Reprodução twitter @sitgesfestival

Bacurau, novo filme dos diretores pernambucanos Kleber Mendonça Filho e Juliano Dornelles, segue empilhando prêmios nos festivais por onde passa. Neste sábado (12), foram anunciados os vencedores do Festival de Cinema de Sitges, na Espanha, e o longa brasileiro levou a melhor em três categorias: melhor direção, prêmio da crítica e prêmio do jurado jovem. O filme já fora premiado em Cannes, Lima e Munique, além de ter sido nomeado para outras cerimônias.

O balneário mediterrâneo de Sitges, na província de Barcelona, aporta há 52 anos o que é tido por muitos como o festival de cinema de gênero mais prestigiado do mundo. As duas sessões de Bacurau, na manhã e na noite da última terça-feira (8) levaram um grande público à principal sala do festival. Foi a primeira exibição do filme na Espanha, que no Brasil é sucesso de bilheteria, registrando mais de 600 mil espectadores com sete semanas em cartaz nos cinemas.

GÊNERO

Entre histórias sanguinolentas de zumbis, bruxas e vampiros, o cinema de gênero nos últimos anos tendeu a abarcar filmes mais reflexivos, alegóricos, alinhando as distopias idealizadas na tela com a realidade sociopolítica global. São elementos concretos de Bacurau. A trama retrata uma comunidade precária, mas coesa, no sertão do Pernambuco, que passa a conviver com ataques estrangeiros – iniciados quando o vilarejo literalmente some do mapa.

As cenas de violência despudorada nos choques entre os dois grupos renderam, do público em Sitges, uma reação calorosa, de torcida, que por fim resultava em catarse quando os invasores sucumbiam ao povo de Bacurau. A cena do diálogo “Você quer viver ou morrer?”, da boca de um dos habitantes prestes a revidar o ataque dos estrangeiros, foi uma das mais ovacionadas pela plateia. Mas para o crítico brasileiro João Moris, que cobriu o Festival, o filme não se resume a isso.

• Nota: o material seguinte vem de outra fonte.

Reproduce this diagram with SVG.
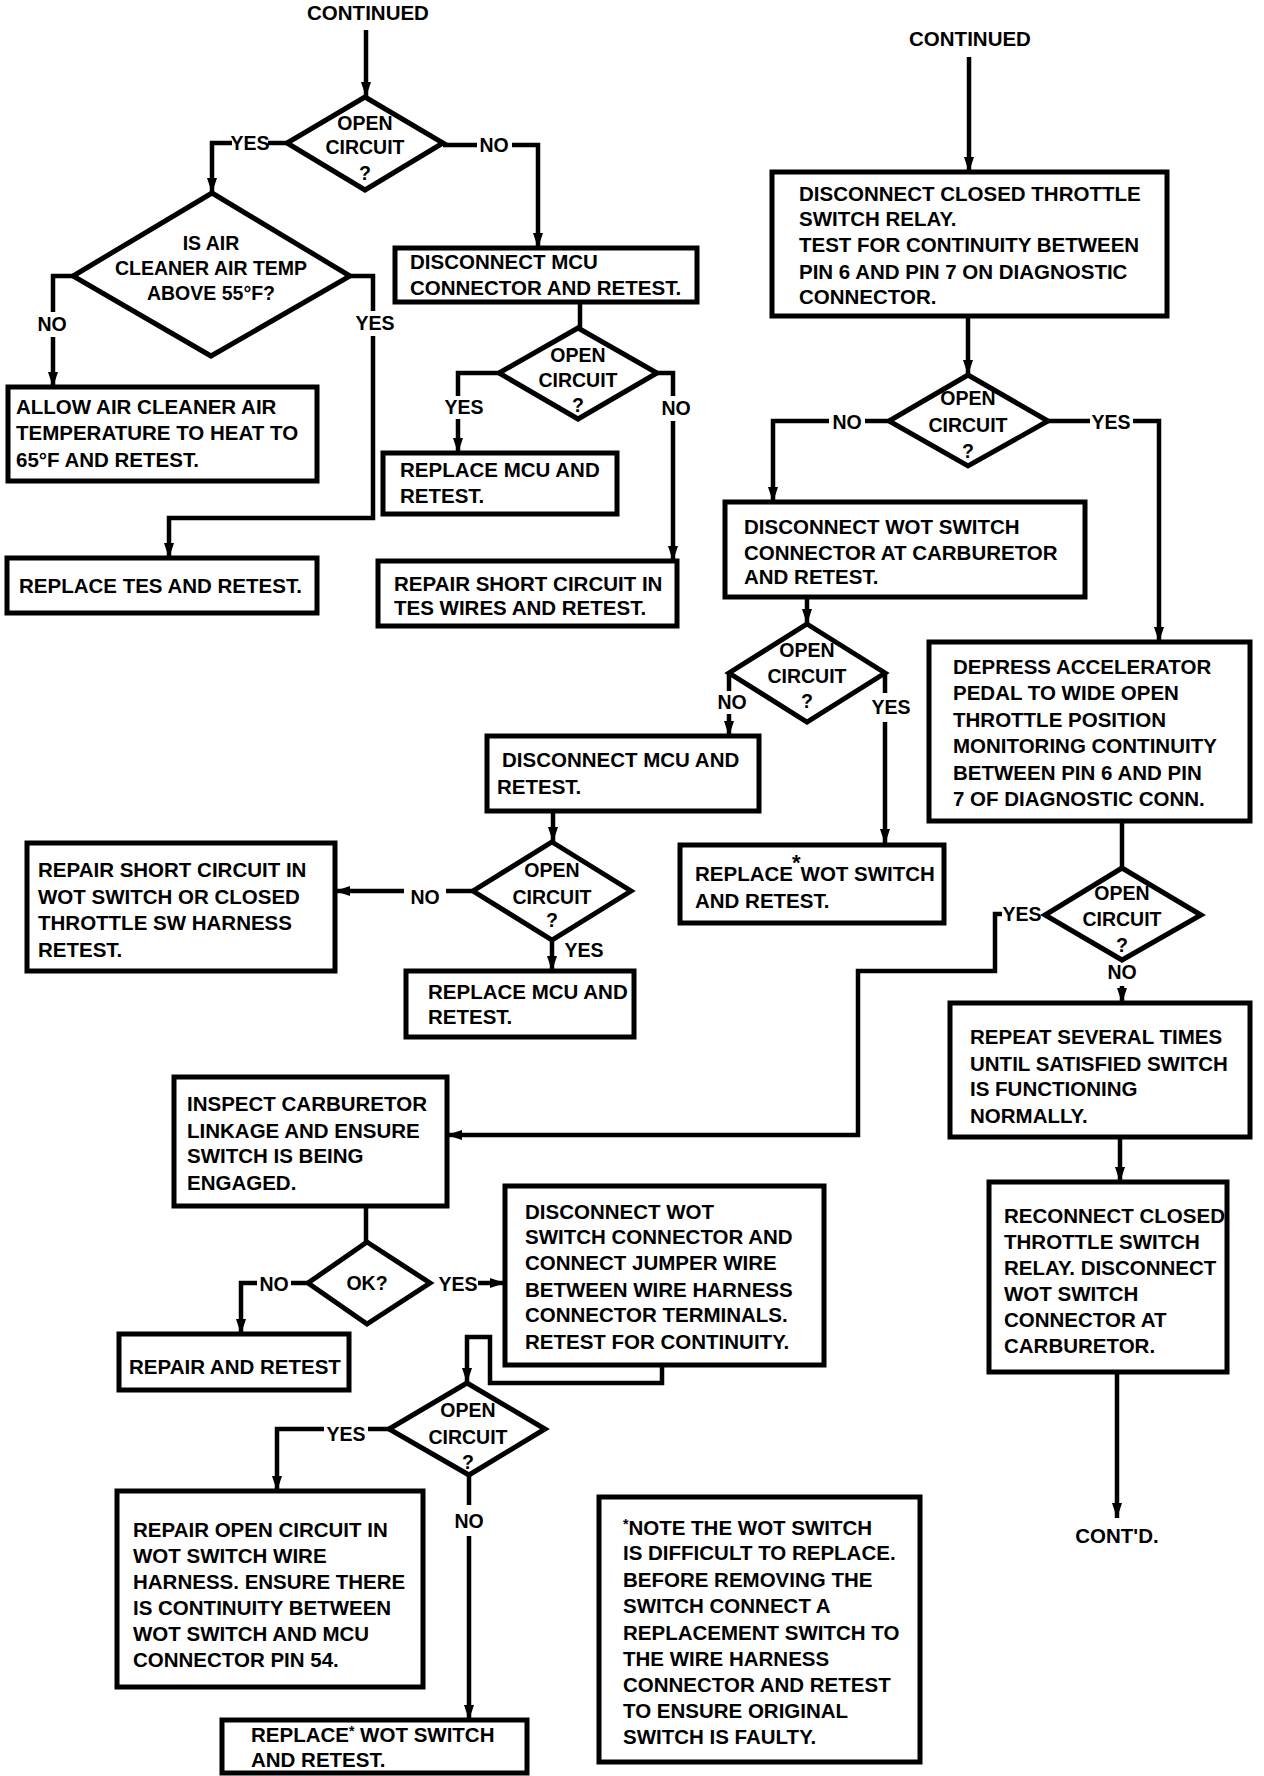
<svg xmlns="http://www.w3.org/2000/svg" width="1264" height="1776" viewBox="0 0 1264 1776">
<style>
.bg{fill:#fff}
.box{fill:#fff;stroke:#000;stroke-width:5}
.dia{fill:#fff;stroke:#000;stroke-width:5;stroke-linejoin:miter}
.ln{fill:none;stroke:#000;stroke-width:4.5;stroke-linejoin:miter}
.arr{marker-end:url(#ah)}
text{font-family:"Liberation Sans",Arial,Helvetica,sans-serif;font-weight:bold;font-size:20.5px;fill:#000}
.c{text-anchor:middle}
.lb{font-size:19.5px}
</style>
<defs>
<marker id="ah" markerUnits="userSpaceOnUse" markerWidth="16" markerHeight="12" refX="15" refY="6" orient="auto">
<path d="M0,1 L15,6 L0,11 z" fill="#000"/>
</marker>
</defs>
<rect class="bg" x="0" y="0" width="1264" height="1776"/>

<g id="connectors">
<line class="ln arr" x1="366" y1="30" x2="366" y2="97"/>
<line class="ln" x1="287" y1="143" x2="268" y2="143"/>
<polyline class="ln arr" points="232,143 212,143 212,193"/>
<line class="ln" x1="443" y1="145" x2="477" y2="145"/>
<polyline class="ln arr" points="512,145 538,145 538,248"/>
<polyline class="ln" points="73,276 53,276 53,312"/>
<line class="ln arr" x1="53" y1="337" x2="53" y2="387"/>
<polyline class="ln" points="350,276 373,276 373,311"/>
<polyline class="ln arr" points="373,336 373,518 169,518 169,558"/>
<line class="ln" x1="580" y1="302" x2="580" y2="328"/>
<polyline class="ln" points="499,373 458,373 458,396"/>
<line class="ln arr" x1="458" y1="419" x2="458" y2="453"/>
<polyline class="ln" points="657,373 673,373 673,396"/>
<line class="ln arr" x1="673" y1="421" x2="673" y2="561"/>

<line class="ln arr" x1="969" y1="57" x2="969" y2="172"/>
<line class="ln arr" x1="968" y1="316" x2="968" y2="375"/>
<line class="ln" x1="889" y1="421" x2="865" y2="421"/>
<polyline class="ln arr" points="829,421 773,421 773,502"/>
<line class="ln" x1="1048" y1="421" x2="1090" y2="421"/>
<polyline class="ln arr" points="1133,421 1159,421 1159,642"/>
<line class="ln arr" x1="807" y1="597" x2="807" y2="624"/>
<line class="ln" x1="729" y1="673" x2="729" y2="691"/>
<line class="ln arr" x1="729" y1="714" x2="729" y2="736"/>
<line class="ln" x1="885" y1="673" x2="885" y2="693"/>
<line class="ln arr" x1="885" y1="722" x2="885" y2="844"/>
<line class="ln arr" x1="553" y1="811" x2="553" y2="842"/>
<line class="ln" x1="473" y1="891" x2="446" y2="891"/>
<line class="ln arr" x1="404" y1="891" x2="335" y2="891"/>
<line class="ln arr" x1="552" y1="940" x2="552" y2="971"/>
<line class="ln" x1="1122" y1="821" x2="1122" y2="868"/>
<polyline class="ln arr" points="1002,914 995,914 995,971 858,971 858,1135 447,1135"/>
<line class="ln arr" x1="1122" y1="986" x2="1122" y2="1003"/>
<line class="ln arr" x1="1120" y1="1137" x2="1120" y2="1182"/>
<line class="ln arr" x1="1117" y1="1372" x2="1117" y2="1518"/>

<line class="ln" x1="366" y1="1206" x2="366" y2="1242"/>
<line class="ln" x1="308" y1="1283" x2="291" y2="1283"/>
<polyline class="ln arr" points="257,1283 241,1283 241,1334"/>
<line class="ln arr" x1="478" y1="1283" x2="505" y2="1283"/>
<polyline class="ln arr" points="662,1365 662,1383 490,1383 490,1337 467,1337 467,1383"/>
<line class="ln" x1="389" y1="1429" x2="368" y2="1429"/>
<polyline class="ln arr" points="324,1429 277,1429 277,1491"/>
<line class="ln" x1="469" y1="1475" x2="469" y2="1505"/>
<line class="ln arr" x1="469" y1="1536" x2="469" y2="1720"/>
</g>

<g id="continued-left"><text class="c" x="368" y="20">CONTINUED</text></g>

<g id="d-open1">
<polygon class="dia" points="365,97 443,143 365,190 287,143"/>
<text class="c lb" x="365" y="130">OPEN</text>
<text class="c lb" x="365" y="154">CIRCUIT</text>
<text class="c lb" x="365" y="180">?</text>
</g>
<g id="lbl-1">
<text class="c lb" x="250" y="150">YES</text>
<text class="c lb" x="494" y="152">NO</text>
</g>

<g id="d-airtemp">
<polygon class="dia" points="212,193 350,276 211,356 73,276"/>
<text class="c lb" x="211" y="250">IS AIR</text>
<text class="c lb" x="211" y="275">CLEANER AIR TEMP</text>
<text class="c lb" x="211" y="300">ABOVE 55°F?</text>
</g>
<g id="lbl-2">
<text class="c lb" x="52" y="331">NO</text>
<text class="c lb" x="375" y="330">YES</text>
</g>

<g id="b-allow">
<rect class="box" x="8" y="387" width="309" height="94"/>
<text x="16" y="414">ALLOW AIR CLEANER AIR</text>
<text x="16" y="440">TEMPERATURE TO HEAT TO</text>
<text x="16" y="467">65°F AND RETEST.</text>
</g>

<g id="b-replace-tes">
<rect class="box" x="7" y="558" width="310" height="55"/>
<text x="19" y="593">REPLACE TES AND RETEST.</text>
</g>

<g id="b-disc-mcu1">
<rect class="box" x="395" y="248" width="302" height="54"/>
<text x="410" y="269">DISCONNECT MCU</text>
<text x="410" y="295">CONNECTOR AND RETEST.</text>
</g>

<g id="d-open2">
<polygon class="dia" points="578,328 657,373 578,419 499,373"/>
<text class="c lb" x="578" y="362">OPEN</text>
<text class="c lb" x="578" y="387">CIRCUIT</text>
<text class="c lb" x="578" y="412">?</text>
</g>
<g id="lbl-3">
<text class="c lb" x="464" y="414">YES</text>
<text class="c lb" x="676" y="415">NO</text>
</g>

<g id="b-replace-mcu1">
<rect class="box" x="383" y="453" width="234" height="61"/>
<text x="400" y="477">REPLACE MCU AND</text>
<text x="400" y="503">RETEST.</text>
</g>

<g id="b-repair-tes">
<rect class="box" x="378" y="561" width="299" height="65"/>
<text x="394" y="591">REPAIR SHORT CIRCUIT IN</text>
<text x="394" y="615">TES WIRES AND RETEST.</text>
</g>

<g id="continued-right"><text class="c" x="970" y="46">CONTINUED</text></g>

<g id="b-closed-throttle">
<rect class="box" x="772" y="172" width="395" height="144"/>
<text x="799" y="201">DISCONNECT CLOSED THROTTLE</text>
<text x="799" y="226">SWITCH RELAY.</text>
<text x="799" y="252">TEST FOR CONTINUITY BETWEEN</text>
<text x="799" y="279">PIN 6 AND PIN 7 ON DIAGNOSTIC</text>
<text x="799" y="304">CONNECTOR.</text>
</g>

<g id="d-open-r1">
<polygon class="dia" points="968,375 1048,421 968,466 889,421"/>
<text class="c lb" x="968" y="405">OPEN</text>
<text class="c lb" x="968" y="432">CIRCUIT</text>
<text class="c lb" x="968" y="458">?</text>
</g>
<g id="lbl-r1">
<text class="c lb" x="847" y="429">NO</text>
<text class="c lb" x="1111" y="429">YES</text>
</g>

<g id="b-disc-wot">
<rect class="box" x="725" y="502" width="360" height="95"/>
<text x="744" y="534">DISCONNECT WOT SWITCH</text>
<text x="744" y="560">CONNECTOR AT CARBURETOR</text>
<text x="744" y="584">AND RETEST.</text>
</g>

<g id="d-open-r2">
<polygon class="dia" points="807,624 885,673 807,722 729,673"/>
<text class="c lb" x="807" y="657">OPEN</text>
<text class="c lb" x="807" y="683">CIRCUIT</text>
<text class="c lb" x="807" y="708">?</text>
</g>
<g id="lbl-r2">
<text class="c lb" x="732" y="709">NO</text>
<text class="c lb" x="891" y="714">YES</text>
</g>

<g id="b-disc-mcu2">
<rect class="box" x="487" y="736" width="272" height="75"/>
<text x="502" y="767">DISCONNECT MCU AND</text>
<text x="497" y="794">RETEST.</text>
</g>

<g id="d-open-m">
<polygon class="dia" points="552,842 631,891 552,940 473,891"/>
<text class="c lb" x="552" y="877">OPEN</text>
<text class="c lb" x="552" y="904">CIRCUIT</text>
<text class="c lb" x="552" y="927">?</text>
</g>
<g id="lbl-m">
<text class="c lb" x="425" y="904">NO</text>
<text class="c lb" x="584" y="957">YES</text>
</g>

<g id="b-repair-wot">
<rect class="box" x="27" y="843" width="308" height="128"/>
<text x="38" y="877">REPAIR SHORT CIRCUIT IN</text>
<text x="38" y="904">WOT SWITCH OR CLOSED</text>
<text x="38" y="930">THROTTLE SW HARNESS</text>
<text x="38" y="957">RETEST.</text>
</g>

<g id="b-replace-mcu2">
<rect class="box" x="406" y="971" width="228" height="66"/>
<text x="428" y="999">REPLACE MCU AND</text>
<text x="428" y="1024">RETEST.</text>
</g>

<g id="b-replace-wot1">
<rect class="box" x="680" y="845" width="264" height="78"/>
<text x="695" y="881">REPLACE<tspan font-size="22" dx="-1" dy="-11">*</tspan><tspan dx="0" dy="11">WOT SWITCH</tspan></text>
<text x="695" y="908">AND RETEST.</text>
</g>

<g id="b-depress">
<rect class="box" x="929" y="642" width="321" height="179"/>
<text x="953" y="674">DEPRESS ACCELERATOR</text>
<text x="953" y="700">PEDAL TO WIDE OPEN</text>
<text x="953" y="727">THROTTLE POSITION</text>
<text x="953" y="753">MONITORING CONTINUITY</text>
<text x="953" y="780">BETWEEN PIN 6 AND PIN</text>
<text x="953" y="806">7 OF DIAGNOSTIC CONN.</text>
</g>

<g id="d-open-r3">
<polygon class="dia" points="1122,868 1201,915 1122,960 1045,915"/>
<text class="c lb" x="1122" y="900">OPEN</text>
<text class="c lb" x="1122" y="926">CIRCUIT</text>
<text class="c lb" x="1122" y="952">?</text>
</g>
<g id="lbl-r3">
<text class="c lb" x="1022" y="921">YES</text>
<text class="c lb" x="1122" y="979">NO</text>
</g>

<g id="b-repeat">
<rect class="box" x="950" y="1003" width="300" height="134"/>
<text x="970" y="1044">REPEAT SEVERAL TIMES</text>
<text x="970" y="1071">UNTIL SATISFIED SWITCH</text>
<text x="970" y="1096">IS FUNCTIONING</text>
<text x="970" y="1123">NORMALLY.</text>
</g>

<g id="b-reconnect">
<rect class="box" x="989" y="1182" width="238" height="190"/>
<text x="1004" y="1223">RECONNECT CLOSED</text>
<text x="1004" y="1249">THROTTLE SWITCH</text>
<text x="1004" y="1275">RELAY. DISCONNECT</text>
<text x="1004" y="1301">WOT SWITCH</text>
<text x="1004" y="1327">CONNECTOR AT</text>
<text x="1004" y="1353">CARBURETOR.</text>
</g>

<g id="contd"><text class="c" x="1117" y="1543">CONT'D.</text></g>

<g id="b-inspect">
<rect class="box" x="174" y="1077" width="273" height="129"/>
<text x="187" y="1111">INSPECT CARBURETOR</text>
<text x="187" y="1138">LINKAGE AND ENSURE</text>
<text x="187" y="1163">SWITCH IS BEING</text>
<text x="187" y="1190">ENGAGED.</text>
</g>

<g id="d-ok">
<polygon class="dia" points="367,1242 430,1283 367,1324 308,1283"/>
<text class="c lb" x="367" y="1290">OK?</text>
</g>
<g id="lbl-ok">
<text class="c lb" x="274" y="1291">NO</text>
<text class="c lb" x="458" y="1291">YES</text>
</g>

<g id="b-repair-retest">
<rect class="box" x="119" y="1334" width="230" height="56"/>
<text x="129" y="1374">REPAIR AND RETEST</text>
</g>

<g id="b-jumper">
<rect class="box" x="505" y="1186" width="319" height="179"/>
<text x="525" y="1219">DISCONNECT WOT</text>
<text x="525" y="1244">SWITCH CONNECTOR AND</text>
<text x="525" y="1270">CONNECT JUMPER WIRE</text>
<text x="525" y="1297">BETWEEN WIRE HARNESS</text>
<text x="525" y="1322">CONNECTOR TERMINALS.</text>
<text x="525" y="1349">RETEST FOR CONTINUITY.</text>
</g>

<g id="d-open-b">
<polygon class="dia" points="467,1383 545,1429 469,1475 389,1429"/>
<text class="c lb" x="468" y="1417">OPEN</text>
<text class="c lb" x="468" y="1444">CIRCUIT</text>
<text class="c lb" x="468" y="1469">?</text>
</g>
<g id="lbl-b">
<text class="c lb" x="346" y="1441">YES</text>
<text class="c lb" x="469" y="1528">NO</text>
</g>

<g id="b-repair-open">
<rect class="box" x="117" y="1491" width="306" height="196"/>
<text x="133" y="1537">REPAIR OPEN CIRCUIT IN</text>
<text x="133" y="1563">WOT SWITCH WIRE</text>
<text x="133" y="1589">HARNESS. ENSURE THERE</text>
<text x="133" y="1615">IS CONTINUITY BETWEEN</text>
<text x="133" y="1641">WOT SWITCH AND MCU</text>
<text x="133" y="1667">CONNECTOR PIN 54.</text>
</g>

<g id="b-replace-wot2">
<rect class="box" x="222" y="1720" width="305" height="53"/>
<text x="251" y="1742">REPLACE<tspan font-size="14" dy="-6">*</tspan><tspan dy="6"> WOT SWITCH</tspan></text>
<text x="251" y="1767">AND RETEST.</text>
</g>

<g id="b-note">
<rect class="box" x="599" y="1497" width="321" height="265"/>
<text x="623" y="1535"><tspan font-size="14" dy="-6">*</tspan><tspan dy="6">NOTE THE WOT SWITCH</tspan></text>
<text x="623" y="1560">IS DIFFICULT TO REPLACE.</text>
<text x="623" y="1587">BEFORE REMOVING THE</text>
<text x="623" y="1613">SWITCH CONNECT A</text>
<text x="623" y="1640">REPLACEMENT SWITCH TO</text>
<text x="623" y="1666">THE WIRE HARNESS</text>
<text x="623" y="1692">CONNECTOR AND RETEST</text>
<text x="623" y="1718">TO ENSURE ORIGINAL</text>
<text x="623" y="1744">SWITCH IS FAULTY.</text>
</g>
</svg>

“Esperava que Bacurau fosse muito mais gráfico na violência e fiquei feliz que os diretores não carregaram nas tintas. Isto não anestesiou o espectador e nem esvaziou o conteúdo crítico, como vejo acontecer em muitos filmes. Acho que, por ser uma alegoria, os diretores poderiam ter ido para qualquer lugar, trilhado qualquer caminho e apelado para uma carnificina muito maior no final. Mas Bacurau tem tudo no lugar. A gente percebe que o filme foi meticulosamente elaborado, cada cena criada ou enxertada tem uma razão de ser”, aponta Moris.

CONTEÚDO

Em certa medida, o filme poderia estar falando contra justamente o público presente no Festival: quando não estrangeiros, brasileiros de fora do Nordeste, ou, mais especificamente, os sudestinos. Nesta inversão semântica, com a qual não se está acostumado no Brasil, reside um dos grandes triunfos – e originalidades – de Bacurau, como destaca João Moris: “Muitos diretores de países periféricos são formados em escolas europeias ou americanas e acabam sendo ‘cooptados’ por produtores desses países, que por mais abertos que sejam, acabam exercendo uma influência nos realizadores. O resultado é que, muitas vezes, esses diretores passam uma imagem edulcorada de seus países ou usam uma linguagem ‘ocidentalizada’ em seus filmes para serem exibidos em festivais e ficarem bem na fita com todo o mundo. Quero dizer, a representação da realidade contaminada com um olhar que não é local. Acho que Bacurau conseguiu não cair nessa armadilha.”

Herdeiro da tradição cinematografia brasileira clássica ao tentar construir, na tela, o mito da identidade nacional, o filme celebrado em Sitges, por ironia, é contemporâneo de um presidente apelidado por seus eleitores de Mito. No tocante à questão do cinema, Jair Bolsonaro chegou a anunciar, em julho, ser favorável ao fechamento da Ancine (Agência Nacional do Cinema), que fomenta e regula o mercado no Brasil. O presidente recuou na declaração, mas nem tanto: defendeu a nomeação de um nome “terrivelmente evangélico” para comandar o órgão, além de encaminhar um Projeto de Lei à Câmara que prevê cortes de até 43% no orçamento do Fundo Setorial Audiovisual.

Na última década, a Ancine promoveu uma política de descentralização da produção cinematográfica brasileira, antes concentrada no eixo Rio-São Paulo. Com isso, ganharam força polos em Minas Gerais, Distrito Federal, Rio Grande do Sul e, entre outros Estados, no Pernambuco, de Kleber Mendonça Filho, Juliano Dornelles e a pequena, mas autêntica Bacurau, celebrada dentro e fora do Brasil.